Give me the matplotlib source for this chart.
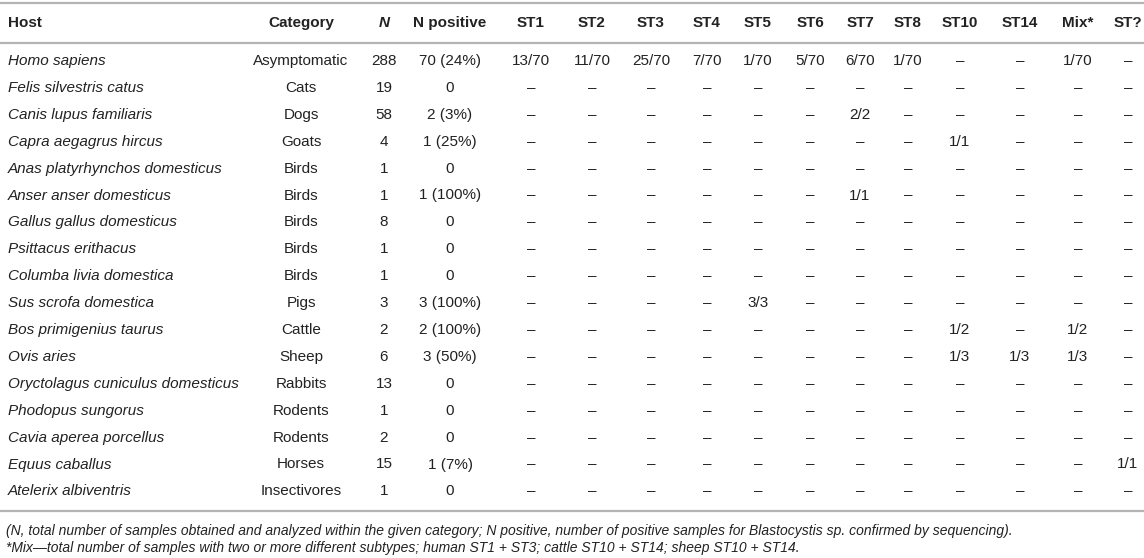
import matplotlib
matplotlib.use("Agg")
import matplotlib.pyplot as plt

plt.rcParams['font.family'] = ['Liberation Sans', 'DejaVu Sans']

columns = ["Host", "Category", "N", "N positive", "ST1", "ST2", "ST3", "ST4", "ST5",
           "ST6", "ST7", "ST8", "ST10", "ST14", "Mix*", "ST?"]

hosts = ["Homo sapiens", "Felis silvestris catus", "Canis lupus familiaris",
         "Capra aegagrus hircus", "Anas platyrhynchos domesticus", "Anser anser domesticus",
         "Gallus gallus domesticus", "Psittacus erithacus", "Columba livia domestica",
         "Sus scrofa domestica", "Bos primigenius taurus", "Ovis aries",
         "Oryctolagus cuniculus domesticus", "Phodopus sungorus", "Cavia aperea porcellus",
         "Equus caballus", "Atelerix albiventris"]

categories = ["Asymptomatic", "Cats", "Dogs", "Goats", "Birds", "Birds", "Birds", "Birds",
              "Birds", "Pigs", "Cattle", "Sheep", "Rabbits", "Rodents", "Rodents",
              "Horses", "Insectivores"]

n_total = [288, 19, 58, 4, 1, 1, 8, 1, 1, 3, 2, 6, 13, 1, 2, 15, 1]

n_positive = ["70 (24%)", "0", "2 (3%)", "1 (25%)", "0", "1 (100%)", "0", "0", "0",
              "3 (100%)", "2 (100%)", "3 (50%)", "0", "0", "0", "1 (7%)", "0"]

# subtype results per host (ST1 ... ST8, ST10, ST14, Mix*, ST?)
D = "\u2013"
subtypes = [
    ["13/70", "11/70", "25/70", "7/70", "1/70", "5/70", "6/70", "1/70", D, D, "1/70", D],
    [D] * 12,
    [D, D, D, D, D, D, "2/2", D, D, D, D, D],
    [D, D, D, D, D, D, D, D, "1/1", D, D, D],
    [D] * 12,
    [D, D, D, D, D, D, "1/1", D, D, D, D, D],
    [D] * 12,
    [D] * 12,
    [D] * 12,
    [D, D, D, D, "3/3", D, D, D, D, D, D, D],
    [D, D, D, D, D, D, D, D, "1/2", D, "1/2", D],
    [D, D, D, D, D, D, D, D, "1/3", "1/3", "1/3", D],
    [D] * 12,
    [D] * 12,
    [D] * 12,
    [D, D, D, D, D, D, D, D, D, D, D, "1/1"],
    [D] * 12,
]

footnotes = [
    "(N, total number of samples obtained and analyzed within the given category; "
    "N positive, number of positive samples for Blastocystis sp. confirmed by sequencing).",
    "*Mix\u2014total number of samples with two or more different subtypes; "
    "human ST1 + ST3; cattle ST10 + ST14; sheep ST10 + ST14.",
]

# layout (pixels)
W, H = 1144, 558
col_x = [8, 301, 384, 450, 531, 592, 651, 707, 758, 810, 860, 908, 960, 1020, 1078, 1128]
header_y = 23
row_y0, row_step = 61, 26.9
text_color = "#222222"
line_color = "#b4b4b4"
fs = 11

fig = plt.figure(figsize=(W / 100, H / 100), dpi=100)
ax = fig.add_axes([0, 0, 1, 1])
ax.set_xlim(0, W)
ax.set_ylim(H, 0)
ax.axis("off")

for x, name in zip(col_x, columns):
    ha = "left" if name == "Host" else "center"
    style = "italic" if name == "N" else "normal"
    ax.text(x, header_y, name, ha=ha, va="center", fontsize=fs, fontweight="bold",
            fontstyle=style, color=text_color)

for i in range(len(hosts)):
    y = row_y0 + i * row_step
    cells = [categories[i], str(n_total[i]), n_positive[i]] + subtypes[i]
    ax.text(col_x[0], y, hosts[i], ha="left", va="center", fontsize=fs,
            fontstyle="italic", color=text_color)
    for x, val in zip(col_x[1:], cells):
        ax.text(x, y, val, ha="center", va="center", fontsize=fs, color=text_color)

for y in [3, 43, 511]:
    ax.plot([0, W], [y, y], color=line_color, lw=1.6, solid_capstyle="butt")

for y, note in zip([531, 548], footnotes):
    ax.text(col_x[0] - 2, y, note, ha="left", va="center", fontsize=10,
            fontstyle="italic", color=text_color)

fig.savefig("out.png", dpi=100)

> **EXERCISE DETAILS**:
Produce an exact copy of each line of data, skipping embedded images.

> **RESULT FOR THIS TASK**:
Give me the matplotlib source for this chart.
import matplotlib
matplotlib.use("Agg")
import matplotlib.pyplot as plt

plt.rcParams['font.family'] = ['Liberation Sans', 'DejaVu Sans']

columns = ["Host", "Category", "N", "N positive", "ST1", "ST2", "ST3", "ST4", "ST5",
           "ST6", "ST7", "ST8", "ST10", "ST14", "Mix*", "ST?"]

hosts = ["Homo sapiens", "Felis silvestris catus", "Canis lupus familiaris",
         "Capra aegagrus hircus", "Anas platyrhynchos domesticus", "Anser anser domesticus",
         "Gallus gallus domesticus", "Psittacus erithacus", "Columba livia domestica",
         "Sus scrofa domestica", "Bos primigenius taurus", "Ovis aries",
         "Oryctolagus cuniculus domesticus", "Phodopus sungorus", "Cavia aperea porcellus",
         "Equus caballus", "Atelerix albiventris"]

categories = ["Asymptomatic", "Cats", "Dogs", "Goats", "Birds", "Birds", "Birds", "Birds",
              "Birds", "Pigs", "Cattle", "Sheep", "Rabbits", "Rodents", "Rodents",
              "Horses", "Insectivores"]

n_total = [288, 19, 58, 4, 1, 1, 8, 1, 1, 3, 2, 6, 13, 1, 2, 15, 1]

n_positive = ["70 (24%)", "0", "2 (3%)", "1 (25%)", "0", "1 (100%)", "0", "0", "0",
              "3 (100%)", "2 (100%)", "3 (50%)", "0", "0", "0", "1 (7%)", "0"]

# subtype results per host (ST1 ... ST8, ST10, ST14, Mix*, ST?)
D = "\u2013"
subtypes = [
    ["13/70", "11/70", "25/70", "7/70", "1/70", "5/70", "6/70", "1/70", D, D, "1/70", D],
    [D] * 12,
    [D, D, D, D, D, D, "2/2", D, D, D, D, D],
    [D, D, D, D, D, D, D, D, "1/1", D, D, D],
    [D] * 12,
    [D, D, D, D, D, D, "1/1", D, D, D, D, D],
    [D] * 12,
    [D] * 12,
    [D] * 12,
    [D, D, D, D, "3/3", D, D, D, D, D, D, D],
    [D, D, D, D, D, D, D, D, "1/2", D, "1/2", D],
    [D, D, D, D, D, D, D, D, "1/3", "1/3", "1/3", D],
    [D] * 12,
    [D] * 12,
    [D] * 12,
    [D, D, D, D, D, D, D, D, D, D, D, "1/1"],
    [D] * 12,
]

footnotes = [
    "(N, total number of samples obtained and analyzed within the given category; "
    "N positive, number of positive samples for Blastocystis sp. confirmed by sequencing).",
    "*Mix\u2014total number of samples with two or more different subtypes; "
    "human ST1 + ST3; cattle ST10 + ST14; sheep ST10 + ST14.",
]

# layout (pixels)
W, H = 1144, 558
col_x = [8, 301, 384, 450, 531, 592, 651, 707, 758, 810, 860, 908, 960, 1020, 1078, 1128]
header_y = 23
row_y0, row_step = 61, 26.9
text_color = "#222222"
line_color = "#b4b4b4"
fs = 11

fig = plt.figure(figsize=(W / 100, H / 100), dpi=100)
ax = fig.add_axes([0, 0, 1, 1])
ax.set_xlim(0, W)
ax.set_ylim(H, 0)
ax.axis("off")

for x, name in zip(col_x, columns):
    ha = "left" if name == "Host" else "center"
    style = "italic" if name == "N" else "normal"
    ax.text(x, header_y, name, ha=ha, va="center", fontsize=fs, fontweight="bold",
            fontstyle=style, color=text_color)

for i in range(len(hosts)):
    y = row_y0 + i * row_step
    cells = [categories[i], str(n_total[i]), n_positive[i]] + subtypes[i]
    ax.text(col_x[0], y, hosts[i], ha="left", va="center", fontsize=fs,
            fontstyle="italic", color=text_color)
    for x, val in zip(col_x[1:], cells):
        ax.text(x, y, val, ha="center", va="center", fontsize=fs, color=text_color)

for y in [3, 43, 511]:
    ax.plot([0, W], [y, y], color=line_color, lw=1.6, solid_capstyle="butt")

for y, note in zip([531, 548], footnotes):
    ax.text(col_x[0] - 2, y, note, ha="left", va="center", fontsize=10,
            fontstyle="italic", color=text_color)

fig.savefig("out.png", dpi=100)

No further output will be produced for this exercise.